Wednesday , April 24 2024

Liquidity dries up in southern townhouse market


Only 38 townhouses and villas were sold in the southern region in October despite discounts of up to 50%, down 89% year-on-year.

Property consultancy DKRA Vietnam’s s report on townhouses and villas in HCMC and the provinces of Binh Duong, Dong Nai, Long An, Ba Ria-Vung Tau, and Tay Ninh shows the townhouse market continued to slow down in October.

Supply fell by 72%.

In the primary market, some developers offered buyers discounts of up to 50%, but customers seemed to merely wait for the price to fall even further.

In the secondary market too, some sellers offered big discounts of VND200-500 million ($8,068-20,170) per unit to attract buyers.

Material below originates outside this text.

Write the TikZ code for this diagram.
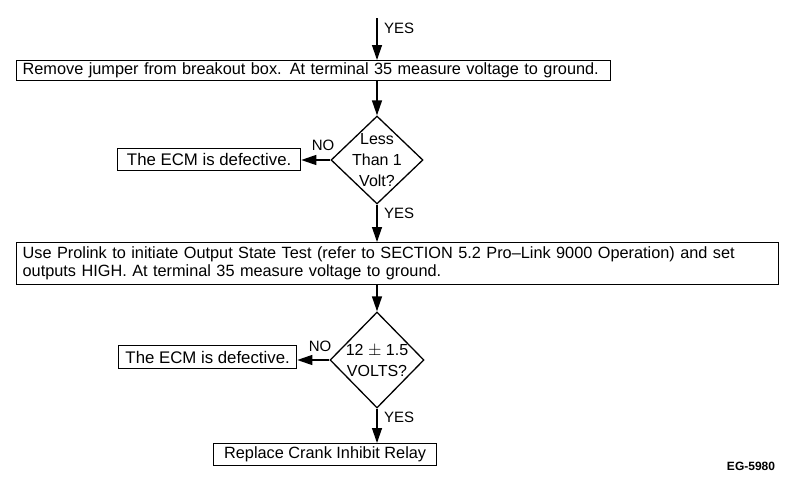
\documentclass[tikz,border=0pt]{standalone}
\usepackage{fontspec}
\setmainfont{Liberation Sans}
\usetikzlibrary{arrows.meta,shapes.geometric}
\begin{document}
\begin{tikzpicture}[x=1pt,y=-1pt,
  every node/.style={font=\fontsize{16.3}{18}\selectfont, inner sep=0pt},
  box/.style={draw, line width=1.3pt, rectangle, anchor=north west, inner xsep=6pt},
  dia/.style={draw, line width=1.3pt, diamond, minimum width=92pt, minimum height=88pt},
  diatext/.style={align=center, font=\fontsize{16}{21}\selectfont},
  arr/.style={line width=1.3pt, -{Triangle[length=15pt,width=10pt]}},
  lab/.style={font=\fontsize{15}{17}\selectfont}]
\useasboundingbox (0,0) rectangle (800,479);
\coordinate (start) at (377,18);
\node[box, minimum width=594pt, minimum height=20pt, text width=582pt, align=left] (b1) at (16,60) {Remove jumper from breakout box. At terminal 35 measure voltage to ground.};
\node[dia] (d1) at (377,160) {};
\node[diatext] (t1) at (d1.center) {Less\\Than 1\\Volt?};
\node[box, minimum width=183pt, minimum height=22pt, font=\fontsize{16.8}{18}\selectfont] (e1) at (117,148) {The ECM is defective.};
\node[box, minimum width=762pt, minimum height=42pt, text width=750pt, align=left] (b2) at (16,242) {Use Prolink to initiate Output State Test (refer to SECTION 5.2 Pro{\textendash}Link 9000 Operation) and set\\outputs HIGH. At terminal 35 measure voltage to ground.};
\node[dia, minimum width=94pt, minimum height=96pt] (d2) at (377,360) {};
\node[diatext] (t2) at (d2.center) {12 $\pm$ 1.5\\VOLTS?};
\node[box, minimum width=178pt, minimum height=23pt, font=\fontsize{16.8}{18}\selectfont] (e2) at (118,345) {The ECM is defective.};
\node[box, minimum width=223pt, minimum height=22pt] (b3) at (213,443) {Replace Crank Inhibit Relay};
\draw[arr] (start) -- (b1.north -| start);
\draw[arr] (b1.south -| d1) -- (d1.north);
\draw[arr] (d1.west) -- (e1.east |- d1.west);
\draw[arr] (d1.south) -- (b2.north -| d1);
\draw[arr] (b2.south -| d2) -- (d2.north);
\draw[arr] (d2.west) -- (e2.east |- d2.west);
\draw[arr] (d2.south) -- (b3.north -| d2);
\node[lab, anchor=west] (y0) at (384,28) {YES};
\node[lab] (n1) at (323,145) {NO};
\node[lab, anchor=west] (y1) at (384,213) {YES};
\node[lab] (n2) at (320,346) {NO};
\node[lab, anchor=west] (y2) at (384,417) {YES};
\node[font=\bfseries\fontsize{12}{14}\selectfont] (eg) at (751,466) {EG-5980};
\end{tikzpicture}
\end{document}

DKRA said there are no signs that the market would look up any time soon after sales since the third quarter have remained sluggish.

The marketing department of a real estate trading floor in HCMC’s Thu Duc City that sells townhouses and villas in Binh Duong and Dong Nai said there were no sales in October though the number of townhouses offered for sale doubled from September as people needed to recover capital.

Chau, a broker operating in the east of HCMC and neighboring provinces, said liquidity had been low in October.

“I haven’t had any sales in the past few months. Customers want price quotes but do not want to physically come and check out the property.”

A project in Thu Duc has been up for sale since the third quarter and the developer is all set to hand over the houses along with the pink books in the fourth quarter, bust there are few takers, he said.

Developers need to offer discounts, promotions and others to get people interested, he said.

The director of a real estate distribution floor in Long An Province said there have not been many transactions around Ben Luc and Long Hau since the start of the fourth quarter.

People selling in the secondary market mostly have money problems, and so are selling at 15-20% less than at the beginning of 2022.

Nguyen Loc Hanh, CEO of HCMC real estate firm Ngoc Chau A, said there has been little liquidity across the market since the second quarter.

Townhouses and villas are especially hard to sell because of their high prices, he said.

He said high prices and trouble getting bank loans are the two main reasons why liquidity has gone down in the townhouse segment, but people also worry that the market would decline further in the fourth quarter and 2023 and want to keep cash in hand.

In fact, the market is moving toward the idea that “cash is king,” he said.

“At the moment the market only seems to have buyers looking for housing to live in or investing for the long term and with their own money. The bargaining is intense. Short- and medium-term investments have dried up.”